* _RECORDS FOR PROCESSING_:
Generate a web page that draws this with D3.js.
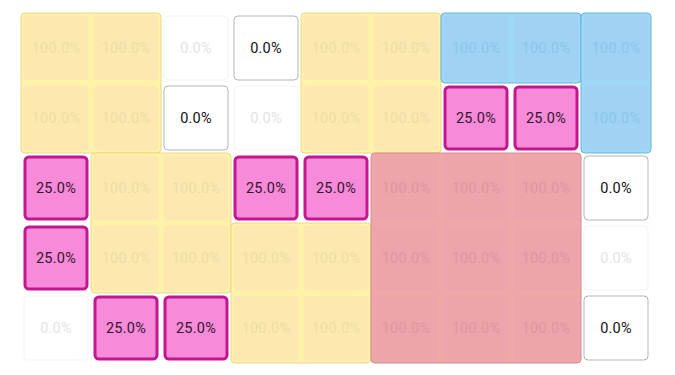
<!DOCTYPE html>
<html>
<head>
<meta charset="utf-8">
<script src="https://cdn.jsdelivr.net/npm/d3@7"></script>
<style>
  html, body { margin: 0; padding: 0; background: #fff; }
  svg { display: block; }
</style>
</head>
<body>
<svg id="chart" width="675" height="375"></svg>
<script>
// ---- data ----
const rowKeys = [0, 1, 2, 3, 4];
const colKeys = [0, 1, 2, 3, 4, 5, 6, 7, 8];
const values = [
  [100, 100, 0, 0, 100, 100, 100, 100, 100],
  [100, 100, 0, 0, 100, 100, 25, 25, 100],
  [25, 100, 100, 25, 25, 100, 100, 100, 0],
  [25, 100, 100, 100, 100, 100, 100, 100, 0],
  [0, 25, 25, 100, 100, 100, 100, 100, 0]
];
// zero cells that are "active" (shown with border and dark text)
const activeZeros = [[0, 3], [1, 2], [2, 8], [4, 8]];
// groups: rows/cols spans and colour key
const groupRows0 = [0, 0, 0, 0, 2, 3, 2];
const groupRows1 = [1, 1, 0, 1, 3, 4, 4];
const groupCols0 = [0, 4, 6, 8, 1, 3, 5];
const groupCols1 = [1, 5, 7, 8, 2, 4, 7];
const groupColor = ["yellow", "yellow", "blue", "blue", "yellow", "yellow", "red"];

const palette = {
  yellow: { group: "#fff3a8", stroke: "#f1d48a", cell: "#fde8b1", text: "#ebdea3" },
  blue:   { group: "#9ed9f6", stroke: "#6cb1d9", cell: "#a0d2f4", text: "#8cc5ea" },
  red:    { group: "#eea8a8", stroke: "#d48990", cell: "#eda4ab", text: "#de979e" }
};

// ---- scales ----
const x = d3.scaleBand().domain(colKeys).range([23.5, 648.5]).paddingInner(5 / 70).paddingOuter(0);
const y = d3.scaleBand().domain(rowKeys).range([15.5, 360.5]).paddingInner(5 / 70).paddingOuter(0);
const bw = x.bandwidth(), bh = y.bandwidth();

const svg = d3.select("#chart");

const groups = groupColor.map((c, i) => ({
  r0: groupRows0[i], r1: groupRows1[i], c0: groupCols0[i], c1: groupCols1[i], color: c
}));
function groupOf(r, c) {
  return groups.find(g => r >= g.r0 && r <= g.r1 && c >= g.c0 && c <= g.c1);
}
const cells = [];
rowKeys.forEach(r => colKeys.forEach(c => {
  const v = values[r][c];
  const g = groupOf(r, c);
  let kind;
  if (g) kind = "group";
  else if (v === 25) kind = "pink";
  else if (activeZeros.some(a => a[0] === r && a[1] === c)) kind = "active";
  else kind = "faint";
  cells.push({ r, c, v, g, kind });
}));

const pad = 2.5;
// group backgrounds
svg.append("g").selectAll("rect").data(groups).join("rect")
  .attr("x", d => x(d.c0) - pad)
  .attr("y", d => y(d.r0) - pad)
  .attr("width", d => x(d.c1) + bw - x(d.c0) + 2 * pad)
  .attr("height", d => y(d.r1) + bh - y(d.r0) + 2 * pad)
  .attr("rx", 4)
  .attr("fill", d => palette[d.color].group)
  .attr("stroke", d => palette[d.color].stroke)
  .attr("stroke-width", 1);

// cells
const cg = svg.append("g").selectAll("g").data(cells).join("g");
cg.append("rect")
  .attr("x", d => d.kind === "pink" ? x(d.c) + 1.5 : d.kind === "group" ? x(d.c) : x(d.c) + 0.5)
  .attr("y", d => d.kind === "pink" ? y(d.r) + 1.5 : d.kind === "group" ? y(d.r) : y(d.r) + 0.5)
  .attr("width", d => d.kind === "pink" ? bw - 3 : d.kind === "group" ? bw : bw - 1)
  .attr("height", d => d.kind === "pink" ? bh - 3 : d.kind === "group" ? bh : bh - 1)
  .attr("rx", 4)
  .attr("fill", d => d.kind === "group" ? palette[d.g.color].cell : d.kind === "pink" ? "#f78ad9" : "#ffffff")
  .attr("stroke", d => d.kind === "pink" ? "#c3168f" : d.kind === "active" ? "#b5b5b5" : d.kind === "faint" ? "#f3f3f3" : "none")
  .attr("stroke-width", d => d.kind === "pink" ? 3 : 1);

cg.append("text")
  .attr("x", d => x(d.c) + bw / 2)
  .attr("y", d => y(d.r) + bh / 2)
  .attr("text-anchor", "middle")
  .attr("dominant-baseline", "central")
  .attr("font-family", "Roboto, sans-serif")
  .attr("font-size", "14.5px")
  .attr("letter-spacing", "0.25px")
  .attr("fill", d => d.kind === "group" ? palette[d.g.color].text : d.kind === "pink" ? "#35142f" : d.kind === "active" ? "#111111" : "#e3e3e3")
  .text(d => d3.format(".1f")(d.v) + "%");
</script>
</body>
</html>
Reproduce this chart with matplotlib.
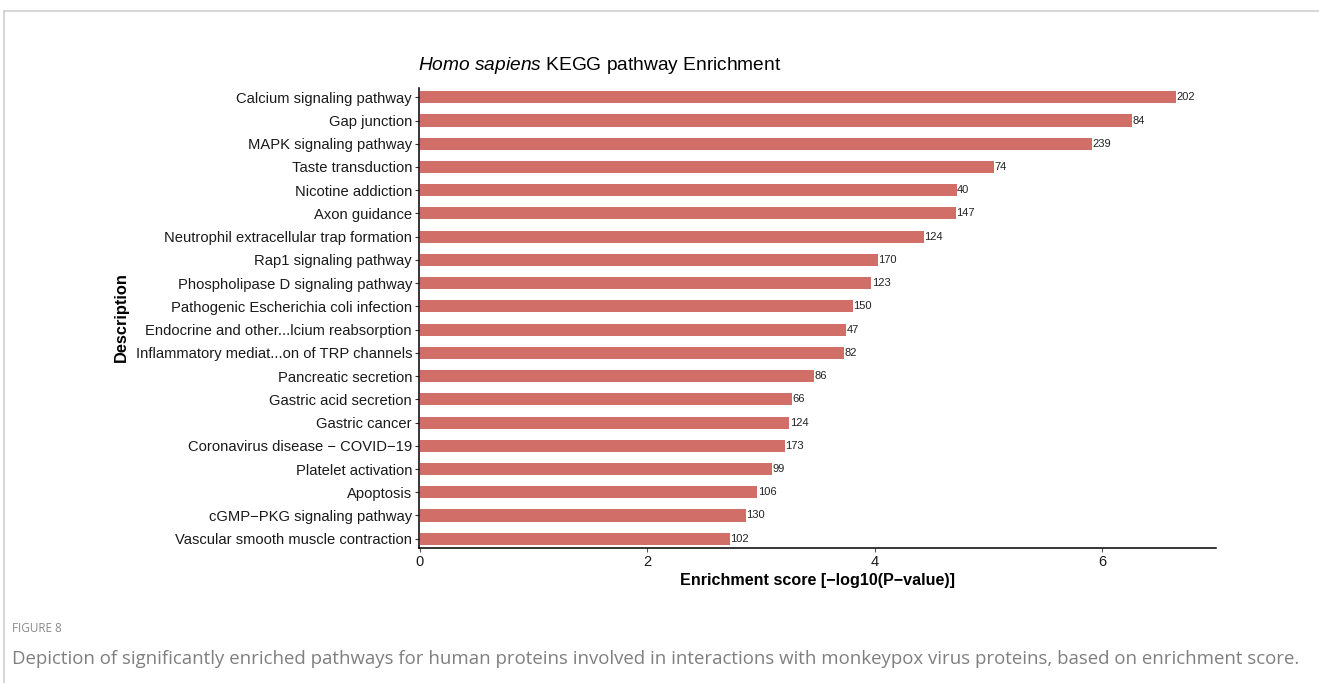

* _EXERCISE GOAL_: Reproduce the whole listing word for word, setting aside any pictures.

* _REPLY TO THE TASK_:
Generate a web page that draws this with D3.js.
<!DOCTYPE html>
<html>
<head>
<meta charset="utf-8">
<script src="https://cdn.jsdelivr.net/npm/d3@7"></script>
<style>
  html, body { margin: 0; padding: 0; background: #fff; }
  svg { display: block; }
</style>
</head>
<body>
<svg id="chart" width="675" height="375"></svg>
<script>
// ---- data ----
const rowKeys = [0, 1, 2, 3, 4];
const colKeys = [0, 1, 2, 3, 4, 5, 6, 7, 8];
const values = [
  [100, 100, 0, 0, 100, 100, 100, 100, 100],
  [100, 100, 0, 0, 100, 100, 25, 25, 100],
  [25, 100, 100, 25, 25, 100, 100, 100, 0],
  [25, 100, 100, 100, 100, 100, 100, 100, 0],
  [0, 25, 25, 100, 100, 100, 100, 100, 0]
];
// zero cells that are "active" (shown with border and dark text)
const activeZeros = [[0, 3], [1, 2], [2, 8], [4, 8]];
// groups: rows/cols spans and colour key
const groupRows0 = [0, 0, 0, 0, 2, 3, 2];
const groupRows1 = [1, 1, 0, 1, 3, 4, 4];
const groupCols0 = [0, 4, 6, 8, 1, 3, 5];
const groupCols1 = [1, 5, 7, 8, 2, 4, 7];
const groupColor = ["yellow", "yellow", "blue", "blue", "yellow", "yellow", "red"];

const palette = {
  yellow: { group: "#fff3a8", stroke: "#f1d48a", cell: "#fde8b1", text: "#ebdea3" },
  blue:   { group: "#9ed9f6", stroke: "#6cb1d9", cell: "#a0d2f4", text: "#8cc5ea" },
  red:    { group: "#eea8a8", stroke: "#d48990", cell: "#eda4ab", text: "#de979e" }
};

// ---- scales ----
const x = d3.scaleBand().domain(colKeys).range([23.5, 648.5]).paddingInner(5 / 70).paddingOuter(0);
const y = d3.scaleBand().domain(rowKeys).range([15.5, 360.5]).paddingInner(5 / 70).paddingOuter(0);
const bw = x.bandwidth(), bh = y.bandwidth();

const svg = d3.select("#chart");

const groups = groupColor.map((c, i) => ({
  r0: groupRows0[i], r1: groupRows1[i], c0: groupCols0[i], c1: groupCols1[i], color: c
}));
function groupOf(r, c) {
  return groups.find(g => r >= g.r0 && r <= g.r1 && c >= g.c0 && c <= g.c1);
}
const cells = [];
rowKeys.forEach(r => colKeys.forEach(c => {
  const v = values[r][c];
  const g = groupOf(r, c);
  let kind;
  if (g) kind = "group";
  else if (v === 25) kind = "pink";
  else if (activeZeros.some(a => a[0] === r && a[1] === c)) kind = "active";
  else kind = "faint";
  cells.push({ r, c, v, g, kind });
}));

const pad = 2.5;
// group backgrounds
svg.append("g").selectAll("rect").data(groups).join("rect")
  .attr("x", d => x(d.c0) - pad)
  .attr("y", d => y(d.r0) - pad)
  .attr("width", d => x(d.c1) + bw - x(d.c0) + 2 * pad)
  .attr("height", d => y(d.r1) + bh - y(d.r0) + 2 * pad)
  .attr("rx", 4)
  .attr("fill", d => palette[d.color].group)
  .attr("stroke", d => palette[d.color].stroke)
  .attr("stroke-width", 1);

// cells
const cg = svg.append("g").selectAll("g").data(cells).join("g");
cg.append("rect")
  .attr("x", d => d.kind === "pink" ? x(d.c) + 1.5 : d.kind === "group" ? x(d.c) : x(d.c) + 0.5)
  .attr("y", d => d.kind === "pink" ? y(d.r) + 1.5 : d.kind === "group" ? y(d.r) : y(d.r) + 0.5)
  .attr("width", d => d.kind === "pink" ? bw - 3 : d.kind === "group" ? bw : bw - 1)
  .attr("height", d => d.kind === "pink" ? bh - 3 : d.kind === "group" ? bh : bh - 1)
  .attr("rx", 4)
  .attr("fill", d => d.kind === "group" ? palette[d.g.color].cell : d.kind === "pink" ? "#f78ad9" : "#ffffff")
  .attr("stroke", d => d.kind === "pink" ? "#c3168f" : d.kind === "active" ? "#b5b5b5" : d.kind === "faint" ? "#f3f3f3" : "none")
  .attr("stroke-width", d => d.kind === "pink" ? 3 : 1);

cg.append("text")
  .attr("x", d => x(d.c) + bw / 2)
  .attr("y", d => y(d.r) + bh / 2)
  .attr("text-anchor", "middle")
  .attr("dominant-baseline", "central")
  .attr("font-family", "Roboto, sans-serif")
  .attr("font-size", "14.5px")
  .attr("letter-spacing", "0.25px")
  .attr("fill", d => d.kind === "group" ? palette[d.g.color].text : d.kind === "pink" ? "#35142f" : d.kind === "active" ? "#111111" : "#e3e3e3")
  .text(d => d3.format(".1f")(d.v) + "%");
</script>
</body>
</html>
Reproduce this chart with matplotlib.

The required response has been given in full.